Per esempio? «Ho gestito un locale, il «Sagapò» lungo il Naviglio, in via Lodovico Il Moro, ne approfittavo anche per esibirmi. Una sera venne Alda Merini che lesse le sue poesie. Certe cose accadono solo a Milano, è la città dove si può sperimentare, poi arriva il momento in cui raccogli, ma devi sempre tornare a metterti alla prova».

E lei di sperimentazioni ne ha fatte? «Molte, dal laboratorio di cabaret che fondai con Michele Annunziata al Centro Scaldasole e che diventò la palestra di tanti talenti: infatti Paolo Rossi venne a vederci e reclutò molti di noi per «Scatafascio» su Italia 1.  E poi c’è il periodo al Barrio’s alla Barona dove ci trasferimmo, il lavoro con Gianmarco Pozzoli, con cui formammo un nuovo duo e approdammo allo «Zelig» in tv.

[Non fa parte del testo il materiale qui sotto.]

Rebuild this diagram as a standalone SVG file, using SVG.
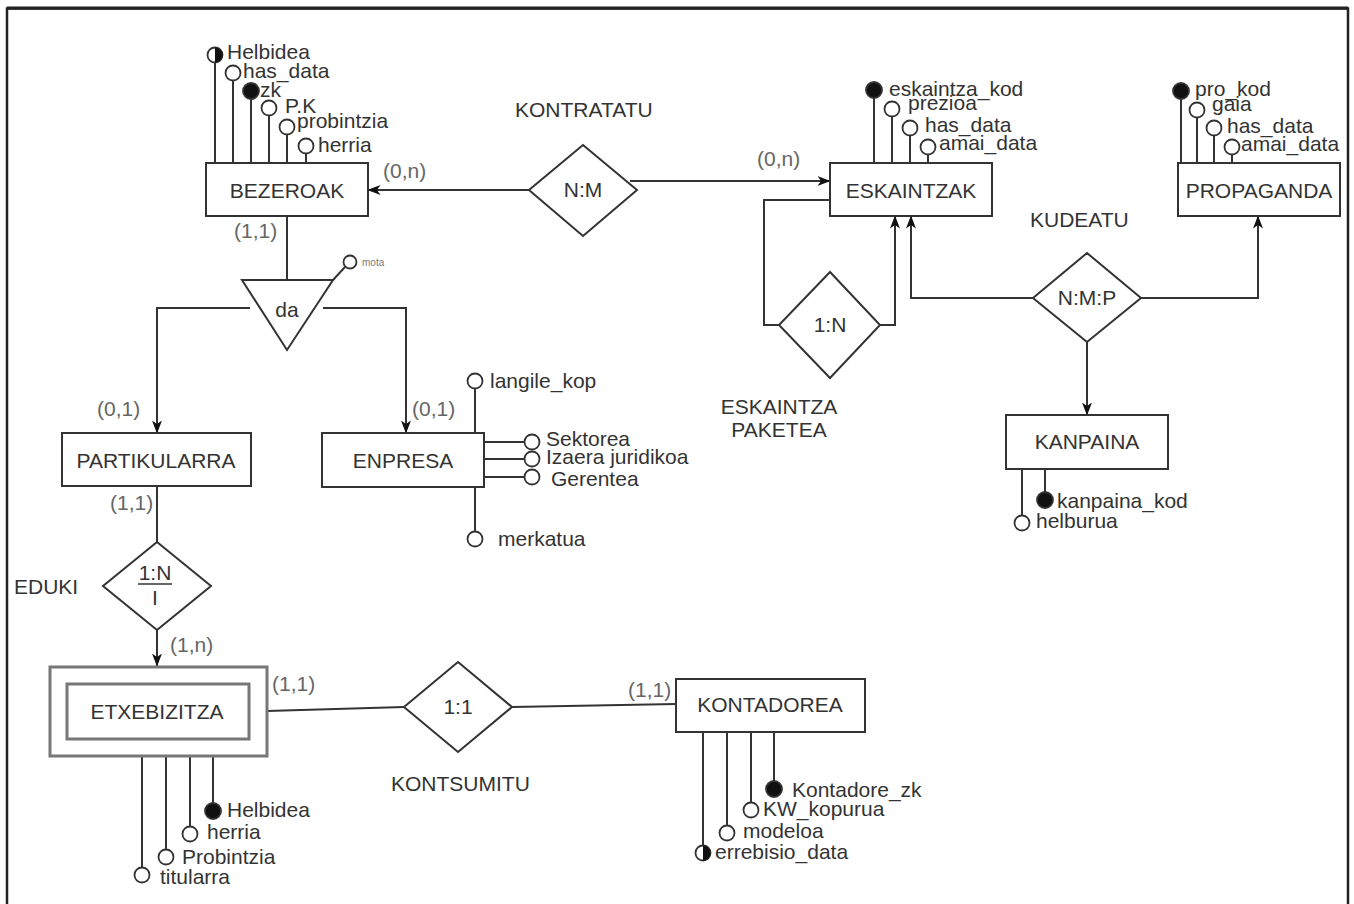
<svg xmlns="http://www.w3.org/2000/svg" width="1354" height="904" viewBox="0 0 1354 904">
<defs>
<style>
.e{fill:#fff;stroke:#333;stroke-width:2}
.w{fill:#fff;stroke:#777;stroke-width:3}
.l{fill:none;stroke:#333;stroke-width:2}
.t{font-family:"Liberation Sans",Arial,sans-serif;font-size:21px;fill:#333}
.c{text-anchor:middle}
.g{fill:#666}
.a{fill:#fff;stroke:#333;stroke-width:1.8}
.k{fill:#111;stroke:#333;stroke-width:1.8}
.h{fill:#111;stroke:none}
</style>
<marker id="arr" viewBox="0 0 13 10" refX="12.5" refY="5" markerWidth="13" markerHeight="10" markerUnits="userSpaceOnUse" orient="auto">
<path d="M0,0 L13,5 L0,10 L3.5,5 z" fill="#111"/>
</marker>
</defs>
<rect x="0" y="0" width="1354" height="904" fill="#fff"/>
<path d="M7,904 V8.5 H1348 V904" fill="none" stroke="#222" stroke-width="2.5"/>
<line x1="7" y1="8" x2="1348" y2="8" stroke="#222" stroke-width="3"/>

<g id="connectors">
<line class="l" x1="529" y1="190" x2="368" y2="190" marker-end="url(#arr)"/>
<line class="l" x1="630" y1="181" x2="830" y2="181" marker-end="url(#arr)"/>
<line class="l" x1="287" y1="216" x2="287" y2="280"/>
<path class="l" d="M250,308 H157 V433" marker-end="url(#arr)"/>
<path class="l" d="M323,308 H406 V433" marker-end="url(#arr)"/>
<line class="l" x1="333" y1="280" x2="345" y2="267" stroke-width="1.5"/>
<line class="l" x1="157" y1="486" x2="157" y2="542"/>
<line class="l" x1="157" y1="630" x2="157" y2="666" marker-end="url(#arr)"/>
<line class="l" x1="267" y1="711" x2="404" y2="707"/>
<line class="l" x1="512" y1="707" x2="676" y2="704"/>
<path class="l" d="M830,200 H764 V325 H779"/>
<path class="l" d="M880,325 H895 V216" marker-end="url(#arr)"/>
<path class="l" d="M1033,298 H911 V216" marker-end="url(#arr)"/>
<path class="l" d="M1141,298 H1258 V216" marker-end="url(#arr)"/>
<line class="l" x1="1087" y1="342" x2="1087" y2="415" marker-end="url(#arr)"/>
</g>

<g id="bezeroak">
<line class="l" x1="215" y1="63" x2="215" y2="163"/>
<line class="l" x1="233" y1="81" x2="233" y2="163"/>
<line class="l" x1="251" y1="99" x2="251" y2="163"/>
<line class="l" x1="269" y1="116" x2="269" y2="163"/>
<line class="l" x1="287" y1="135" x2="287" y2="163"/>
<line class="l" x1="306" y1="154" x2="306" y2="163"/>
<rect class="e" x="206" y="163" width="162" height="53"/>
<text class="t c" x="287" y="197.5">BEZEROAK</text>
<circle class="a" cx="215" cy="55" r="7.5"/>
<path class="h" d="M215,47.5 A7.5,7.5 0 0 1 215,62.5 Z"/>
<text class="t" x="227" y="59">Helbidea</text>
<circle class="a" cx="233" cy="73" r="7.5"/>
<text class="t" x="243" y="78">has_data</text>
<circle class="k" cx="251" cy="91" r="8"/>
<text class="t" x="260" y="97">zk</text>
<circle class="a" cx="269" cy="108" r="7.5"/>
<text class="t" x="285" y="113">P.K</text>
<circle class="a" cx="287" cy="127" r="7.5"/>
<text class="t" x="297" y="128">probintzia</text>
<circle class="a" cx="306" cy="146" r="7.5"/>
<text class="t" x="318" y="152">herria</text>
<text class="t g" x="383" y="178">(0,n)</text>
<text class="t g" x="234" y="238">(1,1)</text>
</g>

<g id="kontratatu">
<polygon class="e" points="583,145 637,190 583,236 529,190"/>
<text class="t c" x="583" y="197">N:M</text>
<text class="t" x="515" y="117">KONTRATATU</text>
</g>

<g id="eskaintzak">
<line class="l" x1="874" y1="98" x2="874" y2="163"/>
<line class="l" x1="892" y1="117" x2="892" y2="163"/>
<line class="l" x1="910" y1="136" x2="910" y2="163"/>
<line class="l" x1="928" y1="155" x2="928" y2="163"/>
<rect class="e" x="830" y="163" width="162" height="53"/>
<text class="t c" x="911" y="197.5">ESKAINTZAK</text>
<circle class="k" cx="874" cy="90" r="8"/>
<text class="t" x="889" y="96">eskaintza_kod</text>
<circle class="a" cx="892" cy="109" r="7.5"/>
<text class="t" x="908" y="110">prezioa</text>
<circle class="a" cx="910" cy="128" r="7.5"/>
<text class="t" x="925" y="132">has_data</text>
<circle class="a" cx="928" cy="147" r="7.5"/>
<text class="t" x="939" y="150">amai_data</text>
<text class="t g" x="757" y="166">(0,n)</text>
</g>

<g id="propaganda">
<line class="l" x1="1181" y1="99" x2="1181" y2="163"/>
<line class="l" x1="1197" y1="118" x2="1197" y2="163"/>
<line class="l" x1="1214" y1="136" x2="1214" y2="163"/>
<line class="l" x1="1232" y1="155" x2="1232" y2="163"/>
<rect class="e" x="1178" y="163" width="162" height="53"/>
<text class="t c" x="1259" y="197.5">PROPAGANDA</text>
<circle class="k" cx="1181" cy="91" r="8"/>
<text class="t" x="1195" y="96">pro_kod</text>
<circle class="a" cx="1197" cy="110" r="7.5"/>
<text class="t" x="1212" y="111">gaia</text>
<circle class="a" cx="1214" cy="128" r="7.5"/>
<text class="t" x="1227" y="133">has_data</text>
<circle class="a" cx="1232" cy="147" r="7.5"/>
<text class="t" x="1241" y="151">amai_data</text>
</g>

<g id="eskaintza-paketea">
<polygon class="e" points="830,272 880,325 830,378 779,325"/>
<text class="t c" x="830" y="332">1:N</text>
<text class="t c" x="779" y="414">ESKAINTZA</text>
<text class="t c" x="779" y="437">PAKETEA</text>
</g>

<g id="kudeatu">
<polygon class="e" points="1087,253 1141,298 1087,342 1033,298"/>
<text class="t c" x="1087" y="305">N:M:P</text>
<text class="t" x="1030" y="227">KUDEATU</text>
</g>

<g id="kanpaina">
<line class="l" x1="1022" y1="469" x2="1022" y2="515"/>
<line class="l" x1="1045" y1="469" x2="1045" y2="492"/>
<rect class="e" x="1006" y="415" width="162" height="54"/>
<text class="t c" x="1087" y="449">KANPAINA</text>
<circle class="k" cx="1045" cy="500" r="8"/>
<text class="t" x="1057" y="508">kanpaina_kod</text>
<circle class="a" cx="1022" cy="523" r="7.5"/>
<text class="t" x="1036" y="528">helburua</text>
</g>

<g id="da">
<polygon class="e" points="242,280 333,280 287,350"/>
<text class="t c" x="287" y="317">da</text>
<circle class="a" cx="350" cy="262" r="6.5" stroke-width="1.5"/>
<text x="362" y="266" font-family="Liberation Sans, Arial, sans-serif" font-size="10" fill="#777">mota</text>
</g>

<g id="partikularra">
<rect class="e" x="62" y="433" width="189" height="53"/>
<text class="t c" x="156" y="467.5">PARTIKULARRA</text>
<text class="t g" x="97" y="416">(0,1)</text>
<text class="t g" x="110" y="510">(1,1)</text>
</g>

<g id="enpresa">
<line class="l" x1="475" y1="389" x2="475" y2="433"/>
<line class="l" x1="475" y1="487" x2="475" y2="531"/>
<line class="l" x1="485" y1="442" x2="524" y2="442"/>
<line class="l" x1="485" y1="459" x2="524" y2="459"/>
<line class="l" x1="485" y1="477" x2="524" y2="477"/>
<rect class="e" x="322" y="433" width="162" height="54"/>
<text class="t c" x="403" y="467.5">ENPRESA</text>
<circle class="a" cx="475" cy="381" r="7.5"/>
<text class="t" x="490" y="388">langile_kop</text>
<circle class="a" cx="532" cy="442" r="7.5"/>
<text class="t" x="546" y="446">Sektorea</text>
<circle class="a" cx="532" cy="459" r="7.5"/>
<text class="t" x="546" y="464">Izaera juridikoa</text>
<circle class="a" cx="532" cy="477" r="7.5"/>
<text class="t" x="551" y="486">Gerentea</text>
<circle class="a" cx="475" cy="539" r="7.5"/>
<text class="t" x="498" y="546">merkatua</text>
<text class="t g" x="412" y="416">(0,1)</text>
</g>

<g id="eduki">
<polygon class="e" points="157,542 211,586 157,630 103,586"/>
<text class="t c" x="155" y="580">1:N</text>
<line x1="138" y1="584" x2="172" y2="584" stroke="#333" stroke-width="1.5"/>
<text class="t c" x="155" y="605">I</text>
<text class="t" x="14" y="594">EDUKI</text>
<text class="t g" x="170" y="652">(1,n)</text>
</g>

<g id="etxebizitza">
<line class="l" x1="142" y1="757" x2="142" y2="867"/>
<line class="l" x1="166" y1="757" x2="166" y2="849"/>
<line class="l" x1="190" y1="757" x2="190" y2="826"/>
<line class="l" x1="213" y1="757" x2="213" y2="803"/>
<rect class="w" x="50" y="667" width="217" height="89"/>
<rect class="w" x="67" y="684" width="182" height="55"/>
<text class="t c" x="157" y="719">ETXEBIZITZA</text>
<circle class="k" cx="213" cy="811" r="8"/>
<text class="t" x="227" y="817">Helbidea</text>
<circle class="a" cx="190" cy="834" r="7.5"/>
<text class="t" x="207" y="839">herria</text>
<circle class="a" cx="166" cy="857" r="7.5"/>
<text class="t" x="182" y="864">Probintzia</text>
<circle class="a" cx="142" cy="875" r="7.5"/>
<text class="t" x="160" y="884">titularra</text>
<text class="t g" x="272" y="691">(1,1)</text>
</g>

<g id="kontsumitu">
<polygon class="e" points="458,662 512,707 458,752 404,707"/>
<text class="t c" x="458" y="714">1:1</text>
<text class="t" x="391" y="791">KONTSUMITU</text>
</g>

<g id="kontadorea">
<line class="l" x1="703" y1="732" x2="703" y2="845"/>
<line class="l" x1="727" y1="732" x2="727" y2="825"/>
<line class="l" x1="751" y1="732" x2="751" y2="802"/>
<line class="l" x1="774" y1="732" x2="774" y2="781"/>
<rect class="e" x="676" y="679" width="189" height="53"/>
<text class="t c" x="770" y="712">KONTADOREA</text>
<circle class="k" cx="774" cy="789" r="8"/>
<text class="t" x="792" y="797">Kontadore_zk</text>
<circle class="a" cx="751" cy="810" r="7.5"/>
<text class="t" x="763" y="816">KW_kopurua</text>
<circle class="a" cx="727" cy="833" r="7.5"/>
<text class="t" x="743" y="838">modeloa</text>
<circle class="a" cx="703" cy="853" r="7.5"/>
<path class="h" d="M703,845.5 A7.5,7.5 0 0 1 703,860.5 Z"/>
<text class="t" x="715" y="859">errebisio_data</text>
<text class="t g" x="628" y="697">(1,1)</text>
</g>
</svg>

Poi nel 2010 siamo diventati un trio con Marta Zoboli. Due anni dopo Gianmarco è andato via ed è nato il duo «Marta e Gianluca»».

Sembra di giocare a briscola, mi è venuto il mal di testa. La via di Milano che preferisce? «Più che una via un luogo, la Palazzina Liberty all’interno del Parco Vittorio Formentano tra corso XXII Marzo e via Cadore. E’ una degli emblemi di Milano anche se l’architettura mi ricorda l’Argentina, ma lo dico perché sono appassionato di Maradona tanto che posso essere considerato un maradonologo. A parte gli scherzi, questo posto ha per me anche un forte valore simbolico, perché ospitò negli anni ’70 il collettivo teatrale guidato da Dario Fo e in cui realizzò alcuni dei suoi spettacoli più importanti che furono anche un mezzo per dialogare con la città. Mi piacerebbe un giorno fare uno spettacolo qui in omaggio anche ai grandi milanesi».

Insomma per lei Milano è? «L’unico posto in Italia dove puoi fare comicità sul serio. Milano è capace di mescolare intelligenze e provenienze».